Quiero hacer la paz con la tonta y con el tonto, con la peleadora y con el maleducado, con la señora que me toca la bocina y con el miedoso que están tanto fuera como dentro de mi. Quiero hacer la paz con mis recuerdos y con mis olvidos, con lo que he hecho y con lo que no haré, con lo que soy y con lo que ya no fui. Hacer la paz, como en la Iglesia, como los indios, como los jerarcas después de una guerra, la paz, la paz augusta y la paz de los mínimos actos, la paz que no inquieta, porque es buena, bienvenida, tranquilizadora.
Hay tantas cosas, tantos títulos, tantas imágenes que pienso antes de escribir, pero a la larga siempre termino improvisando algo que pienso mientras me pongo a escribir. Ahora quiero escribir de la paz, de esa palabra tan corta pero a la vez tan extensa y sutilmente intensa, la paz, que no es tranquilidad, ni tampoco ausencia de conflicto, sino solo eso tan simple que llamamos paz.

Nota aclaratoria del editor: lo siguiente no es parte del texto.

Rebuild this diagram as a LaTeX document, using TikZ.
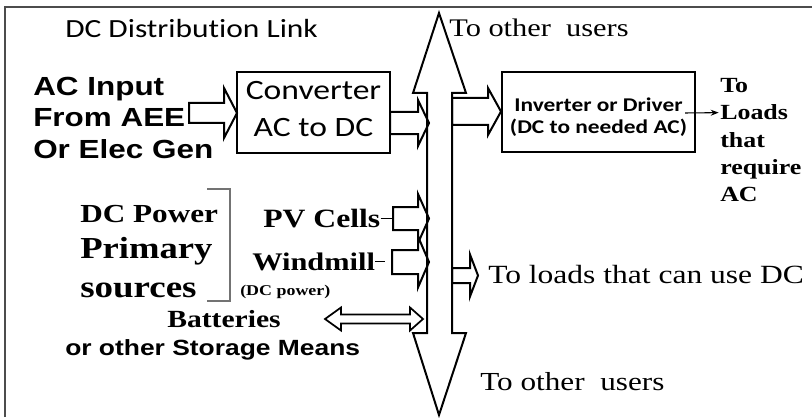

Paz interior, reflejada en el rostro, expresada en un mínimo gesto, en un discurso pronunciado sin errar ni titubeando, paz en el dormir y paz al despertar, paz al decir no y paz al afirmar nuestro querer, paz, simplemente, así como la cosa más simple pero a la vez la más importante. La más importante.
Paz para decir como para callar, paz para estar y para no estar, paz para afirmar nuestra vida y nuestro destino, para aceptar lo que hay y lo que no hay, lo lleno y lo vacío, lo que está aumentando y lo que empieza a menguar. Paz, simplemente paz.
Paz para tantas cosas, las que hay, las que ya no están y también para lo que vendrá. Paz para ti, que me lees, y también para quienes nunca, nunca leerán estas palabras.
Paz, como la ocupación primera, el contexto inicial donde escribir cualquier parte de nuestra historia.